Copy nothing but the stretch that opens with the line containing "Emit a Python" and closes with the line containing "49.36, 49.70, 50.00]". Keep pictures out.

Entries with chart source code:
● ● ● ●

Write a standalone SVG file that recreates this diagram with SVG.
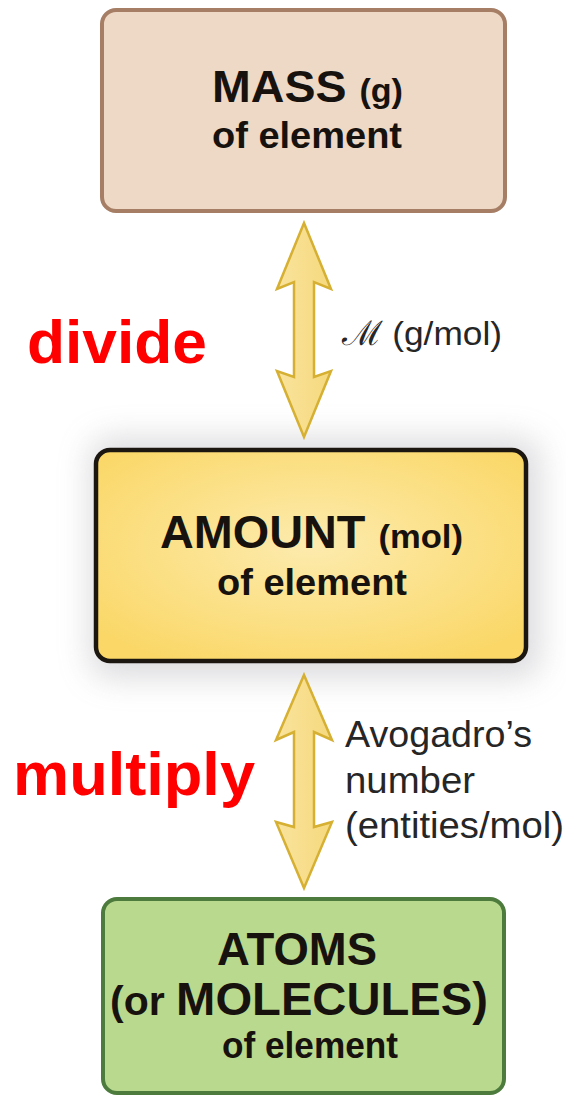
<svg xmlns="http://www.w3.org/2000/svg" width="566" height="1097" viewBox="0 0 566 1097">
  <style>
    .box-text { font-family: "Liberation Sans", Arial, sans-serif; font-weight: bold; fill: #17120e; }
    .label { font-family: "Liberation Sans", Arial, sans-serif; fill: #262626; }
    .op { font-family: "Liberation Sans", Arial, sans-serif; font-weight: bold; fill: #ff0000; }
    .arrow { fill: url(#arrowFill); stroke: #d6b032; stroke-width: 2.5; stroke-linejoin: miter; }
  </style>
  <defs>
    <radialGradient id="amountFill" cx="50%" cy="45%" r="65%">
      <stop offset="0" stop-color="#fdebae"/>
      <stop offset="1" stop-color="#fad766"/>
    </radialGradient>
    <linearGradient id="arrowFill" x1="0" y1="0" x2="1" y2="0">
      <stop offset="0" stop-color="#f9e39c"/>
      <stop offset="1" stop-color="#f6d97e"/>
    </linearGradient>
    <filter id="shadow" x="-30%" y="-40%" width="160%" height="180%">
      <feGaussianBlur stdDeviation="16"/>
    </filter>
  </defs>
  <rect width="566" height="1097" fill="#ffffff"/>

  <!-- soft shadow behind amount box -->
  <rect x="90" y="438" width="450" height="240" rx="20" fill="#9a9aa2" opacity="0.35" filter="url(#shadow)"/>

  <g id="connectors">
    <polygon id="arrow-mass-amount" class="arrow" points="304,223 331,289 314,282 314,377 331,371 304,437 277,371 294,377 294,282 277,289"/>
    <polygon id="arrow-amount-atoms" class="arrow" points="304,675 332,740 314,732 314,827 332,822 304,888 276,822 294,827 294,732 276,740"/>
    <text class="label" font-size="34" x="342" y="345" textLength="160" lengthAdjust="spacingAndGlyphs">ℳ (g/mol)</text>
    <text class="label" font-size="36" x="345" y="747" textLength="187" lengthAdjust="spacingAndGlyphs">Avogadro’s</text>
    <text class="label" font-size="36" x="345" y="793" textLength="130" lengthAdjust="spacingAndGlyphs">number</text>
    <text class="label" font-size="36" x="345" y="838" textLength="219" lengthAdjust="spacingAndGlyphs">(entities/mol)</text>
    <text class="op" font-size="62" x="27" y="363" textLength="180" lengthAdjust="spacingAndGlyphs">divide</text>
    <text class="op" font-size="61" x="13" y="795" textLength="242" lengthAdjust="spacingAndGlyphs">multiply</text>
  </g>

  <g id="mass">
    <rect x="102" y="10" width="403" height="201" rx="14" fill="#edd9c5" stroke="#a67e65" stroke-width="4"/>
    <text class="box-text" x="212" y="102" textLength="191" lengthAdjust="spacingAndGlyphs"><tspan font-size="45">MASS </tspan><tspan font-size="33">(g)</tspan></text>
    <text class="box-text" font-size="36" x="212" y="148" textLength="190" lengthAdjust="spacingAndGlyphs">of element</text>
  </g>

  <g id="amount">
    <rect x="96" y="450" width="430" height="211" rx="14" fill="url(#amountFill)" stroke="#1c1611" stroke-width="4.5"/>
    <text class="box-text" x="160" y="548" textLength="303" lengthAdjust="spacingAndGlyphs"><tspan font-size="46">AMOUNT </tspan><tspan font-size="34">(mol)</tspan></text>
    <text class="box-text" font-size="36" x="217" y="595" textLength="190" lengthAdjust="spacingAndGlyphs">of element</text>
  </g>

  <g id="atoms">
    <rect x="103" y="899" width="401" height="194" rx="14" fill="#b9d98f" stroke="#4c7b3d" stroke-width="4"/>
    <text class="box-text" font-size="46" x="217" y="965" textLength="160" lengthAdjust="spacingAndGlyphs">ATOMS</text>
    <text class="box-text" x="110" y="1015" textLength="378" lengthAdjust="spacingAndGlyphs"><tspan font-size="40">(or </tspan><tspan font-size="46">MOLECULES)</tspan></text>
    <text class="box-text" font-size="36" x="222" y="1058" textLength="176" lengthAdjust="spacingAndGlyphs">of element</text>
  </g>
</svg>
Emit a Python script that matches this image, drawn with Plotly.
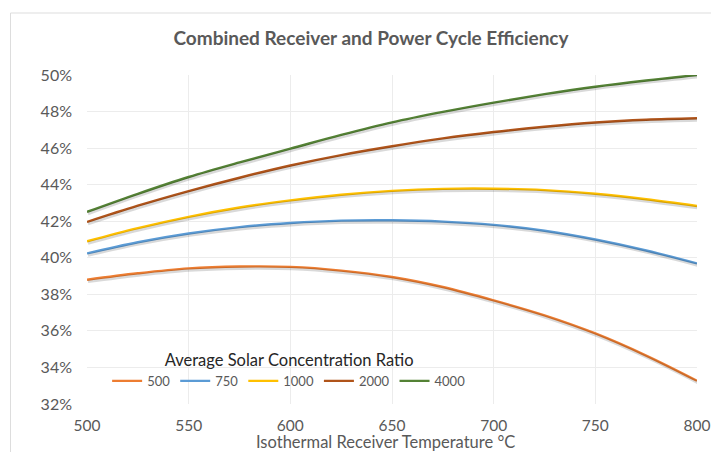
import plotly.graph_objects as go

temps = [500, 525, 550, 575, 600, 625, 650, 675, 700, 725, 750, 775, 800]
eff_500 = [38.80, 39.15, 39.42, 39.52, 39.50, 39.30, 38.95, 38.40, 37.67, 36.85, 35.86, 34.65, 33.27]
eff_750 = [40.24, 40.85, 41.33, 41.68, 41.90, 42.03, 42.05, 41.98, 41.80, 41.48, 41.00, 40.40, 39.69]
eff_1000 = [40.90, 41.62, 42.24, 42.75, 43.14, 43.45, 43.66, 43.77, 43.78, 43.70, 43.50, 43.20, 42.83]
eff_2000 = [41.96, 42.85, 43.65, 44.38, 45.05, 45.62, 46.10, 46.53, 46.88, 47.17, 47.40, 47.55, 47.63]
eff_4000 = [42.51, 43.50, 44.42, 45.22, 45.97, 46.72, 47.41, 47.98, 48.49, 48.95, 49.36, 49.70, 50.00]

series_names = ["500", "750", "1000", "2000", "4000"]
series_values = [eff_500, eff_750, eff_1000, eff_2000, eff_4000]
colors = ["#ED7D31", "#5B9BD5", "#FFC000", "#B0541A", "#548235"]

y_ticks = [32, 34, 36, 38, 40, 42, 44, 46, 48, 50]
y_tick_labels = [f"{v}%" for v in y_ticks]
x_ticks = [500, 550, 600, 650, 700, 750, 800]
x_title = "Isothermal Receiver Temperature °C"

FONT = "Lato"
X_RANGE = [500, 800]
Y_RANGE = [32, 50]

# The page body has an 8px default margin; size the figure so the page fits the window.
W, H = 711, 444
ML, MR, MT, MB = 79, 22, 67, 48
plot_w = W - ML - MR
plot_h = H - MT - MB
px_x = (X_RANGE[1] - X_RANGE[0]) / plot_w
px_y = (Y_RANGE[1] - Y_RANGE[0]) / plot_h

fig = go.Figure()
# soft drop shadow (same data on a slightly offset overlay axis)
for name, vals in zip(series_names, series_values):
    fig.add_trace(go.Scatter(
        x=temps, y=vals, mode="lines", showlegend=False, hoverinfo="skip",
        line=dict(color="rgba(0,0,0,0.15)", width=3.2, shape="spline", smoothing=1.0),
        xaxis="x2", yaxis="y2",
    ))
for name, vals, col in zip(series_names, series_values, colors):
    fig.add_trace(go.Scatter(
        x=temps, y=vals, name=name, mode="lines",
        line=dict(color=col, width=2.4, shape="spline", smoothing=1.0),
    ))

fig.update_layout(
    width=W, height=H,
    margin=dict(l=ML, r=MR, t=MT, b=MB),
    paper_bgcolor="white", plot_bgcolor="white",
    font=dict(family=FONT, color="#595959"),
    title=dict(
        text="<b>Combined Receiver and Power Cycle Efficiency</b>",
        font=dict(family=FONT, size=19, color="#595959"),
        x=363 / W, xref="container", xanchor="center",
        y=1 - 30 / H, yref="container", yanchor="middle",
    ),
    xaxis=dict(
        range=X_RANGE, tickvals=x_ticks, ticktext=[str(v) for v in x_ticks],
        showgrid=True, gridcolor="#ececec", gridwidth=1,
        zeroline=False, showline=False, automargin=False,
        tickfont=dict(family=FONT, size=15.5, color="#595959"),
        ticklabelstandoff=10,
    ),
    yaxis=dict(
        range=Y_RANGE, tickvals=y_ticks, ticktext=y_tick_labels,
        showgrid=True, gridcolor="#ececec", gridwidth=1,
        zeroline=False, showline=False, automargin=False,
        tickfont=dict(family=FONT, size=16, color="#595959"),
        ticklabelstandoff=14,
    ),
    xaxis2=dict(overlaying="x", range=[X_RANGE[0] - 1.0 * px_x, X_RANGE[1] - 1.0 * px_x],
                visible=False),
    yaxis2=dict(overlaying="y", range=[Y_RANGE[0] + 1.8 * px_y, Y_RANGE[1] + 1.8 * px_y],
                visible=False),
    legend=dict(
        orientation="h", x=0.033, y=0.181, xanchor="left", yanchor="top",
        bgcolor="rgba(0,0,0,0)",
        title=dict(text="Average Solar Concentration Ratio", side="top center",
                   font=dict(family=FONT, size=16.5, color="#262626")),
        font=dict(family=FONT, size=13, color="#595959"),
        itemwidth=30, tracegroupgap=0,
    ),
    annotations=[dict(text=x_title, xref="paper", yref="paper",
                      x=0.49, y=(404 - 442) / plot_h, xanchor="center", yanchor="middle",
                      showarrow=False, font=dict(family=FONT, size=16.5, color="#595959"))],
    shapes=[dict(type="rect", xref="paper", yref="paper",
                 x0=(10.5 - 87) / plot_w, x1=1.2, y0=-0.5, y1=(404 - 13) / plot_h,
                 line=dict(color="#dddddd", width=1), fillcolor="rgba(0,0,0,0)", layer="below")],
)

fig.write_html("out.html")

● ● ● ●

Correct answer:
Emit a Python script that matches this image, drawn with Plotly.
import plotly.graph_objects as go

temps = [500, 525, 550, 575, 600, 625, 650, 675, 700, 725, 750, 775, 800]
eff_500 = [38.80, 39.15, 39.42, 39.52, 39.50, 39.30, 38.95, 38.40, 37.67, 36.85, 35.86, 34.65, 33.27]
eff_750 = [40.24, 40.85, 41.33, 41.68, 41.90, 42.03, 42.05, 41.98, 41.80, 41.48, 41.00, 40.40, 39.69]
eff_1000 = [40.90, 41.62, 42.24, 42.75, 43.14, 43.45, 43.66, 43.77, 43.78, 43.70, 43.50, 43.20, 42.83]
eff_2000 = [41.96, 42.85, 43.65, 44.38, 45.05, 45.62, 46.10, 46.53, 46.88, 47.17, 47.40, 47.55, 47.63]
eff_4000 = [42.51, 43.50, 44.42, 45.22, 45.97, 46.72, 47.41, 47.98, 48.49, 48.95, 49.36, 49.70, 50.00]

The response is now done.